The William Albert Noyes Laboratory of Chemistry, located on the campus of the University of Illinois Urbana-Champaign at 505 S. Mathews Avenue in Urbana, Illinois, United States, was built in 1902 as the "New Chemical Laboratory", and was designed by Nelson Strong Spencer in the Richardsonian Romanesque style. Founded in 1867, the Chemistry Department was the first department of the university to move into its own building in 1878. When the department outgrew that building, department head Arthur W. Palmer convinced the state legislature to build a new lab, with 77,884 square feet of usable space, at a cost of under $100,000.

Ten years later, when more space was needed, the east wing—with 86,396 square feet of additional space—was built in 1915–16 at the cost of $250,000. The building then housed the largest chemistry department in the United States at the time. At various times, the buildings also housed the departments of Biochemistry, Chemical Engineering and Bacteriology, as well as the Illinois Water Survey.

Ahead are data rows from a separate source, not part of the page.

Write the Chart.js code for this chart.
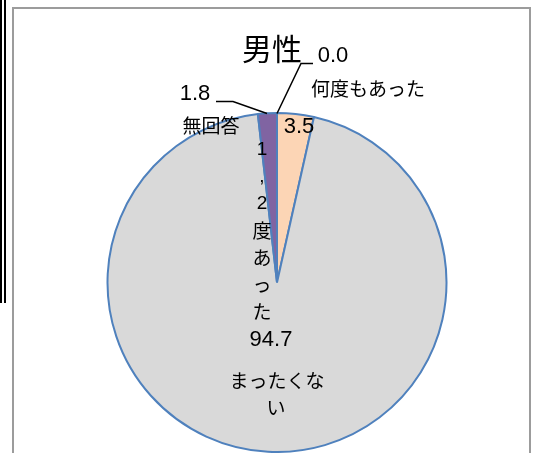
<!DOCTYPE html>
<html>
<head>
<meta charset="utf-8">
<script src="https://cdn.jsdelivr.net/npm/chart.js@4"></script>
<style>
    body { margin: 0; background: #ffffff; }
    #wrap { position: relative; width: 537px; height: 453px; overflow: hidden; }
    .barra { position: absolute; top: 0; width: 2px; height: 303px; background: #000000; }
    #marc { position: absolute; left: 12px; top: 7px; width: 515px; height: 500px;
            border: 2px solid #9c9c9c; border-bottom: none; }
    #myChart { position: absolute; left: 0; top: 0; }
</style>
</head>
<body>
<div id="wrap">
    <div class="barra" style="left:0px"></div>
    <div class="barra" style="left:4px"></div>
    <div id="marc"></div>
    <canvas id="myChart" width="537" height="453"></canvas>
</div>
<script>
let titol = "男性";
let categories = ["何度もあった", "1,2度あった", "まったくない", "無回答"];
let valors = [0.0, 3.5, 94.7, 1.8];
let colors = ["#f79646", "#fcd5b5", "#d9d9d9", "#8064a2"];

// on va cada etiqueta, respecte al centre del pastis
let posValor = [[56, -227], [22, -156], [-6, 57], [-82, -189]];
let posNom = [[91, -194], null, null, [-66, -157]];

function text(ctx, t, x, y, font) {
    ctx.font = font;
    ctx.fillText(t, x, y);
}

let etiquetes = {
    id: "etiquetes",
    afterDatasetsDraw(chart) {
        let ctx = chart.ctx;
        let arc = chart.getDatasetMeta(0).data[0];
        let cx = arc.x;
        let cy = arc.y;
        let fontNum = "22px 'Liberation Sans', sans-serif";
        let fontJp = "19px 'Noto Sans CJK JP', sans-serif";

        ctx.save();
        ctx.fillStyle = "#000000";
        ctx.textAlign = "center";
        ctx.textBaseline = "middle";

        text(ctx, titol, cx - 5, cy - 234, "30px 'Noto Sans CJK JP', sans-serif");

        for (let i = 0; i < valors.length; i++) {
            let p = posValor[i];
            text(ctx, valors[i].toFixed(1), cx + p[0], cy + p[1], fontNum);
            if (posNom[i] != null) {
                text(ctx, categories[i], cx + posNom[i][0], cy + posNom[i][1], fontJp);
            }
        }

        // "1,2度あった" en columna
        let lletres = categories[1].split("");
        for (let i = 0; i < lletres.length; i++) {
            let f = (lletres[i] == "1" || lletres[i] == "2" || lletres[i] == ",") ? "19px 'Liberation Sans', sans-serif" : fontJp;
            text(ctx, lletres[i], cx - 15, cy - 133 + i * 27, f);
        }

        // "まったくない" en dues linies
        let nom = categories[2];
        text(ctx, nom.slice(0, 5), cx, cy + 98, fontJp);
        text(ctx, nom.slice(5), cx - 1, cy + 125, fontJp);

        // linies guia
        ctx.strokeStyle = "#000000";
        ctx.lineWidth = 1.5;
        ctx.beginPath();
        ctx.moveTo(cx + 36, cy - 219);
        ctx.lineTo(cx + 24, cy - 219);
        ctx.lineTo(cx, cy - 169);
        ctx.moveTo(cx - 61, cy - 181);
        ctx.lineTo(cx - 44, cy - 181);
        ctx.lineTo(cx - 10, cy - 169);
        ctx.stroke();
        ctx.restore();
    }
};

let canvas = document.getElementById("myChart");

new Chart(canvas, {
    type: "pie",
    data: {
        labels: categories,
        datasets: [{
            data: valors,
            backgroundColor: colors,
            borderColor: "#4f81bd",
            borderWidth: 2
        }]
    },
    options: {
        responsive: false,
        animation: false,
        layout: {
            padding: { left: 106, right: 89, top: 112, bottom: 0 }
        },
        plugins: {
            legend: { display: false },
            tooltip: { enabled: false }
        }
    },
    plugins: [etiquetes]
});
</script>
</body>
</html>
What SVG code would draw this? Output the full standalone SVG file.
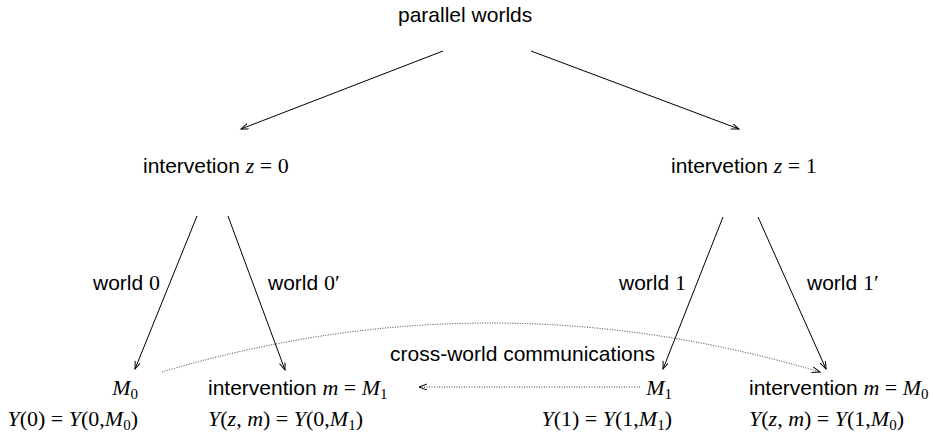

In 1939 the building was dedicated in honor of the influential UI chemist William A. Noyes. It was designated a National Historic Chemical Landmark by the American Chemical Society in 2002, in recognition of the many contributions to the chemical sciences that have been made there over the last 100 years.

In 1930, James McLaren White's Chemistry Annex Building was completed, and connected to the Noyes Lab Building underground. It added 39,000 square feet at the cost of $335,000, and in 1951 the East Chemistry Annex was added to the complex, at the cost of $5.9 million.